Q: Dear Dr. Mao
With all the different oils, their manufacturing processes, and controversial research, I am confused about how to I figure out what is the best oil to use and how to avoid causing problems. How much do we really need them anyway?
A: I see I’ve struck a chord with my oils and fats article and appreciate all the postings and input. I acknowledge that people take their oils and fats very personally. The truth is all fats, whether good or bad are useful in hormonal production, neurological health and satiation. Instead of getting fixated on which is the winner of the healthiest oil contest, we should instead focus on getting a variety of oils and fats into our bodies. Is it a problem to have butter once in a while?
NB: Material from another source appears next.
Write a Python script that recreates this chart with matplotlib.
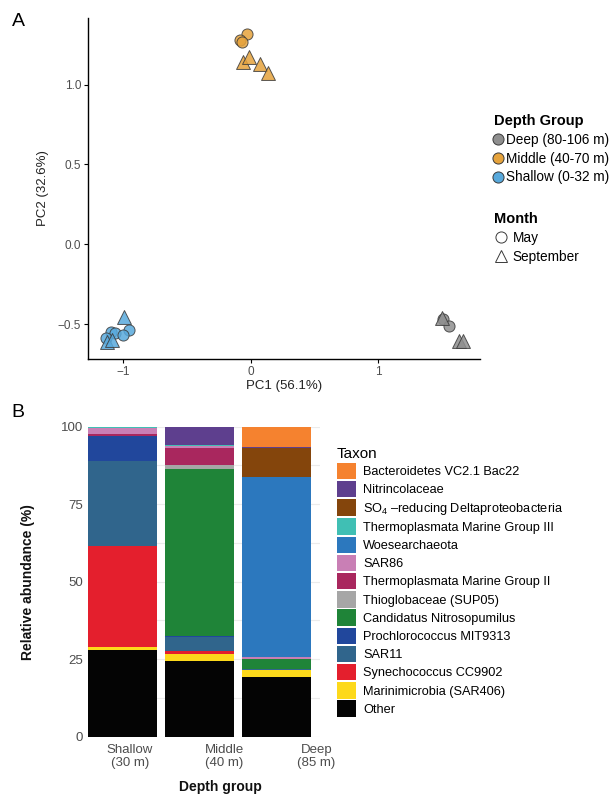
import matplotlib
matplotlib.use("Agg")
import matplotlib.pyplot as plt
import matplotlib.transforms as mtransforms
from matplotlib.lines import Line2D
from matplotlib.patches import Patch

plt.rcParams['font.family'] = ['Liberation Sans', 'DejaVu Sans']
plt.rcParams['mathtext.fontset'] = 'custom'
plt.rcParams['mathtext.rm'] = 'Liberation Sans'

# --- PCA scores (panel A) ---
grupos = ['Deep (80-106 m)', 'Middle (40-70 m)', 'Shallow (0-32 m)']
colores_grupo = ['#8f8f8f', '#e6a33c', '#58a9dc']

mayo_pc1 = {
    'Deep (80-106 m)': [1.51, 1.556],
    'Middle (40-70 m)': [-0.026, -0.081, -0.068],
    'Shallow (0-32 m)': [-1.097, -1.063, -0.951, -1.000, -1.136],
}
mayo_pc2 = {
    'Deep (80-106 m)': [-0.465, -0.51],
    'Middle (40-70 m)': [1.317, 1.279, 1.265],
    'Shallow (0-32 m)': [-0.547, -0.553, -0.537, -0.568, -0.589],
}
sept_pc1 = {
    'Deep (80-106 m)': [1.498, 1.634, 1.665],
    'Middle (40-70 m)': [-0.063, -0.013, 0.076, 0.137],
    'Shallow (0-32 m)': [-0.99, -1.128, -1.089],
}
sept_pc2 = {
    'Deep (80-106 m)': [-0.46, -0.606, -0.606],
    'Middle (40-70 m)': [1.140, 1.172, 1.126, 1.074],
    'Shallow (0-32 m)': [-0.458, -0.61, -0.599],
}

# --- Relative abundance (panel B), stacked bottom -> top ---
profundidades = ['Shallow\n(30 m)', 'Middle\n(40 m)', 'Deep\n(85 m)']
taxones = ['Other', 'Marinimicrobia (SAR406)', 'Synechococcus CC9902', 'SAR11',
           'Prochlorococcus MIT9313', 'Candidatus Nitrosopumilus',
           'Thioglobaceae (SUP05)', 'Thermoplasmata Marine Group II', 'SAR86',
           'Woesearchaeota', 'Thermoplasmata Marine Group III',
           'SO$_4$ \u2013reducing Deltaproteobacteria', 'Nitrincolaceae',
           'Bacteroidetes VC2.1 Bac22']
colores_taxon = ['#040404', '#fdd91b', '#e41f2d', '#30658c', '#21479c', '#1f8438',
                 '#a6a6a6', '#a9275e', '#c97fb5', '#2c78be', '#40bfb4', '#84450c',
                 '#5e3f8e', '#f5822f']
abund_shallow = [28.0, 1.0, 32.5, 27.4, 8.1, 0.0, 0.0, 0.5, 2.0, 0.1, 0.4, 0.0, 0.0, 0.0]
abund_middle = [24.4, 2.3, 1.1, 4.5, 0.3, 53.7, 1.3, 5.5, 0.6, 0.0, 0.5, 0.0, 5.8, 0.0]
abund_deep = [19.25, 2.25, 0.0, 0.3, 0.2, 3.0, 0.2, 0.0, 0.4, 58.1, 0.0, 9.4, 0.4, 6.5]

W, H = 611, 794
fig = plt.figure(figsize=(W / 100, H / 100), dpi=100)

def caja(x0, y0, x1, y1):
    # pixel box (top-left origin) -> figure fraction rect
    return [x0 / W, 1 - y1 / H, (x1 - x0) / W, (y1 - y0) / H]

# ---------------- Panel A ----------------
ax = fig.add_axes(caja(88, 18, 480, 359))
for g, c in zip(grupos, colores_grupo):
    ax.scatter(mayo_pc1[g], mayo_pc2[g], s=64, marker='o', color=c, alpha=0.85,
               edgecolors='#3a3a3a', linewidths=0.7, zorder=3)
    ax.scatter(sept_pc1[g], sept_pc2[g], s=100, marker='^', color=c, alpha=0.85,
               edgecolors='#3a3a3a', linewidths=0.7, zorder=3)

ax.set_xlim(-1.275, 1.80)
ax.set_ylim(-0.718, 1.417)
ax.set_xticks([-1, 0, 1])
ax.set_xticklabels(['\u22121', '0', '1'])
ax.set_yticks([-0.5, 0.0, 0.5, 1.0])
ax.set_yticklabels(['\u22120.5', '0.0', '0.5', '1.0'])
for s in ['top', 'right']:
    ax.spines[s].set_visible(False)
for s in ['left', 'bottom']:
    ax.spines[s].set_linewidth(1.0)
ax.tick_params(labelsize=8.5, labelcolor='#4d4d4d', length=3, width=0.8, pad=2)
ax.set_xlabel('PC1 (56.1%)', fontsize=9.5, color='#222222', labelpad=1.5)
ax.set_ylabel('PC2 (32.6%)', fontsize=9.5, color='#222222', labelpad=6)

h_grupo = [Line2D([], [], marker='o', ls='', markersize=8, markerfacecolor=c,
                  markeredgecolor='#3a3a3a', markeredgewidth=0.7) for c in colores_grupo]
fig.legend(h_grupo, grupos, loc='upper left', bbox_to_anchor=(494 / W, 1 - 114 / H),
           frameon=False, fontsize=9.8, title='Depth Group',
           title_fontproperties={'weight': 'bold', 'size': 10.5},
           alignment='left', handlelength=0.6, handletextpad=0.25,
           labelspacing=0.35, borderpad=0, borderaxespad=0)

h_mes = [Line2D([], [], marker='o', ls='', markersize=8, markerfacecolor='white',
                markeredgecolor='#3a3a3a', markeredgewidth=0.7),
         Line2D([], [], marker='^', ls='', markersize=9, markerfacecolor='white',
                markeredgecolor='#3a3a3a', markeredgewidth=0.7)]
fig.legend(h_mes, ['May', 'September'], loc='upper left', bbox_to_anchor=(494 / W, 1 - 212 / H),
           frameon=False, fontsize=9.8, title='Month',
           title_fontproperties={'weight': 'bold', 'size': 10.5},
           alignment='left', handlelength=1.0, handletextpad=0.35,
           labelspacing=0.35, borderpad=0, borderaxespad=0)

# ---------------- Panel B ----------------
bx = fig.add_axes(caja(88.3, 426.7, 320, 736.7))
posiciones = [1, 2, 3]
filas = list(zip(abund_shallow, abund_middle, abund_deep))
base = [0.0, 0.0, 0.0]
for valores, c in zip(filas, colores_taxon):
    bx.bar(posiciones, valores, width=0.9, bottom=base, color=c, linewidth=0, zorder=2)
    base = [b + v for b, v in zip(base, valores)]

bx.set_xlim(0.55, 3.57)
bx.set_ylim(0, 100)
bx.set_yticks([0, 25, 50, 75, 100])
bx.set_yticks([12.5, 37.5, 62.5, 87.5], minor=True)
bx.grid(axis='y', which='both', color='#ebebeb', linewidth=0.8, zorder=0)
bx.set_xticks(posiciones)
bx.set_xticklabels(profundidades)
for s in bx.spines.values():
    s.set_visible(False)
bx.tick_params(axis='both', which='both', length=0, labelsize=9.5, labelcolor='#4d4d4d')
bx.tick_params(axis='y', pad=4)
bx.tick_params(axis='x', pad=5)
# category labels sit to the right of the bar centres
for lab, dx in zip(bx.get_xticklabels(), [7, 25, 40]):
    lab.set_transform(lab.get_transform() + mtransforms.ScaledTranslation(dx / 100, 0, fig.dpi_scale_trans))
bx.set_ylabel('Relative abundance (%)', fontsize=10, fontweight='bold', color='#111111', labelpad=18)
bx.set_xlabel('Depth group', fontsize=10, fontweight='bold', color='#111111', labelpad=8)
bx.xaxis.set_label_coords((220 - 88.3) / (320 - 88.3), -0.14)

h_taxon = [Patch(facecolor=c, edgecolor='none') for c in colores_taxon[::-1]]
fig.legend(h_taxon, taxones[::-1], loc='upper left', bbox_to_anchor=(337 / W, 1 - 447 / H),
           frameon=False, fontsize=9.2, title='Taxon', title_fontsize=11,
           alignment='left', handlelength=1.5, handleheight=1.6, handletextpad=0.55,
           labelspacing=0.14, borderpad=0, borderaxespad=0)

fig.text(18 / W, 1 - 22 / H, 'A', fontsize=14, ha='center', va='center')
fig.text(18 / W, 1 - 412 / H, 'B', fontsize=14, ha='center', va='center')

fig.savefig('out.png', dpi=100)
The answer is moderation in everything you do and eat. But if you ate butter, cheese and red meat everyday, you will surely raise your risk of heart disease, stroke and cancer. What about when it comes down to choosing between butter and margarine? I would recommend having some butter occasionally but best avoid margarine entirely because it is hydrogenated which makes it worse than butter.
There is some confusion about which oils and fats fall under mono-unsaturated, poly-unsaturated and saturated fats categories. The fact is almost all oils contain some or all of the above. It is a matter of what type of fat is the predominant content of the oil. For example, olive oil contains 73% mono-unsaturated fats whereas avocado oil contains 12%. I get many questions as to how to easily tell which oil to favor and which to minimize. I recommend a simple imagery–if it flows at room temperature, then it will do the same within your body. If it is a solid mass at room temperature, best to avoid or eat little of it as it will clog and block arteries within you. On the subject of cooking with oil, a number of people correctly pointed out that many oils become carcinogenic and produce transfats once heated to high temperature. If possible, don’t cook with oil and instead use water to stir-fry first and then add oils at the end of cooking.
What about baking?
Try using nut oils sparingly instead of solid fats like butter or lard. Of course, the final choice is yours but if you can try making some simple and small changes regarding your oils and fats preference, you will find better health and live longer.